Multiple Methods for Sorting a Vector of Structs by String Length in C++

Introduction and Problem Context

In C++ programming practice, sorting custom data structures is a common and important task. This article is based on a specific case: suppose we have a container of type vector<data>, where the data struct is defined as follows:

struct data {
    string word;
    int number;
};

The user requirement is to sort this vector by the length of the word member string. This involves a deep understanding of standard library sorting algorithms and the implementation of custom comparison logic.

Core Solution: Custom Comparison Function

According to the best answer (score 10.0), the most direct and effective method is to define a dedicated comparison function and pass it to the std::sort algorithm. The specific implementation is as follows:

bool compareByLength(const data &a, const data &b)
{
    return a.word.size() < b.word.size();
}

This function accepts two constant reference parameters of type data and compares the lengths of their word members. Returning true indicates that a should precede b. In C++ sorting conventions, this "less than" comparison determines ascending order.

When using this comparison function, you need to include the <algorithm> header file, then call:

std::sort(info.begin(), info.end(), compareByLength);

The std::sort algorithm typically has a time complexity of O(N log N), where N is the number of elements in the vector. It uses a hybrid sorting strategy (usually introsort) that combines the advantages of quicksort, heapsort, and insertion sort, providing excellent performance in most cases.

Alternative Approaches Analysis

In addition to the best practice mentioned above, there are several other feasible sorting methods, each with its applicable scenarios and characteristics.

Function Object (Functor) Method

You can define a function object class to implement the comparison logic:

struct CompareByLength {
    bool operator()(const data& a, const data& b) const {
        return a.word.size() < b.word.size();
    }
};

std::sort(info.begin(), info.end(), CompareByLength());

The advantage of function objects is that they can maintain state, which is particularly useful for more complex comparison logic (such as requiring external parameters or configuration). Additionally, compilers can typically optimize function object calls more effectively.

Member Operator Overloading

Another approach is to overload the less-than operator inside the data struct:

struct data {
    string word;
    int number;

    bool operator<(const data& other) const {
        return word.size() < other.word.size();
    }
};

With this definition, you can directly call std::sort(info.begin(), info.end()); without explicitly providing a comparison function.
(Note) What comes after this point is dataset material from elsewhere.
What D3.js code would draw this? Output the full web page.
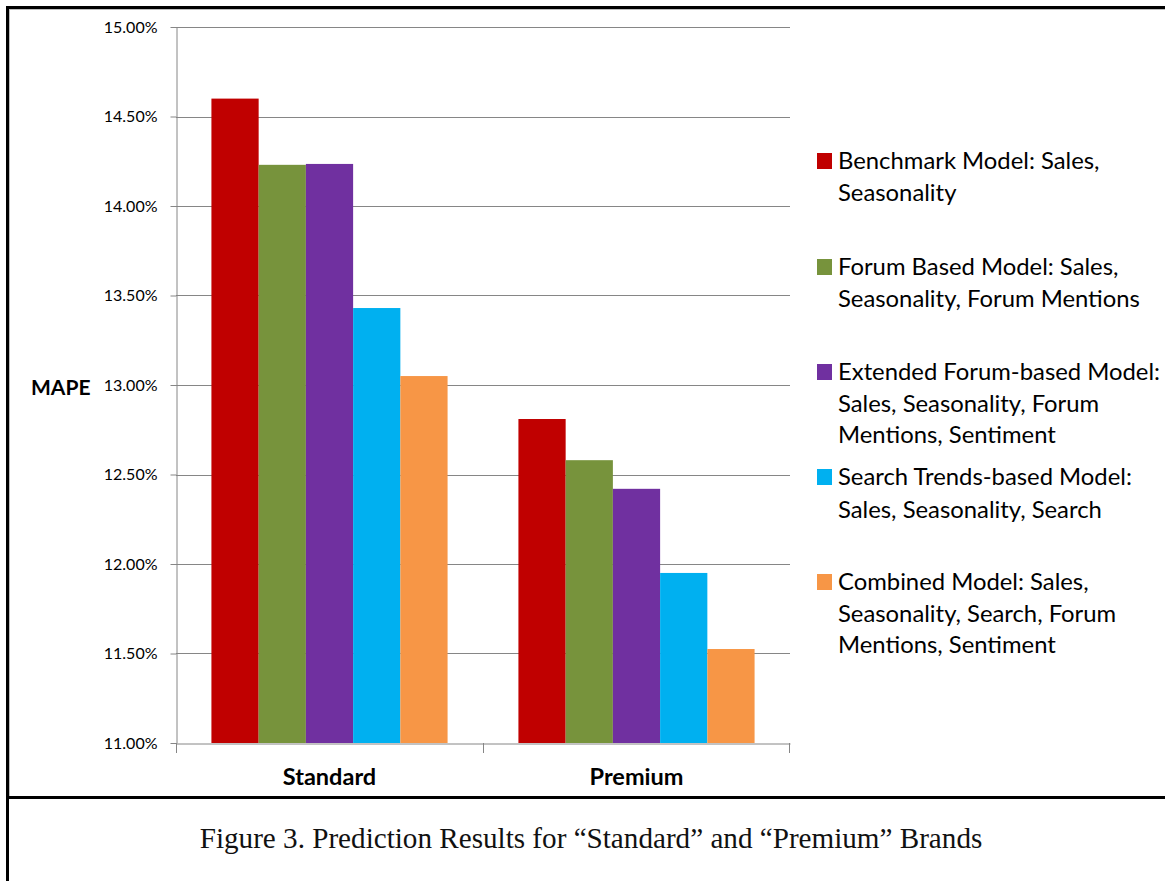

This method makes the code more concise but binds the comparison logic to the data structure, potentially reducing flexibility.

Non-member Operator Overloading

You can also define the less-than operator as a non-member function:

bool operator<(const data& a, const data& b) {
    return a.word.size() < b.word.size();
}

This approach maintains the simplicity of the struct definition while providing the same convenience as member operator overloading. This design is more appropriate when the comparison logic does not naturally belong to a class.

Performance and Implementation Details

In practical applications, choosing which method to use requires consideration of multiple factors:

1. Performance Considerations: All methods have the same time complexity, but function objects typically have a slight performance advantage because compilers can inline the call operator.
2. Code Readability: For simple comparison logic, standalone comparison functions are usually the easiest to understand. When comparison logic is complex or requires parameters, function objects are more suitable.
3. Design Principles: If the comparison logic is an inherent part of the data structure (such as natural ordering), operator overloading is an appropriate choice. Otherwise, keeping the comparison logic separate from the data structure better adheres to the single responsibility principle.
4. Stability: std::sort does not guarantee stability, but std::stable_sort can maintain the original order of equal elements. If this characteristic is needed, consider using the latter.

Extended Applications and Considerations

The methods discussed in this article can be extended to more complex sorting requirements:

• Multi-level Sorting: When string lengths are equal, you can further sort by other fields. For example, first sort by word length, then by number when lengths are equal.
• Descending Order Sorting: Simply modify the comparison logic by changing < to > to achieve descending order.
• Lambda Expressions: In C++11 and later versions, you can use lambda expressions to implement inline comparison logic, making the code more concise: std::sort(info.begin(), info.end(), [](const data& a, const data& b) { return a.word.size() < b.word.size(); });

It is important to note that string length comparison uses the size() member function, which returns the number of characters. For strings containing multi-byte characters (such as Chinese characters in UTF-8 encoding), this may not be the "length" the user expects. In such cases, you may need to use specialized Unicode processing libraries to calculate the correct character count.

Conclusion

There are multiple ways to sort a vector of structs by string length in C++, each with its applicable scenarios. The best practice is to use standalone comparison functions, which provide a good balance: clear code, excellent performance, and easy maintenance. For specific needs, function objects, operator overloading, or lambda expressions are also valid choices. Understanding the underlying principles and performance characteristics of these methods helps developers make the most appropriate technical choices based on specific scenarios.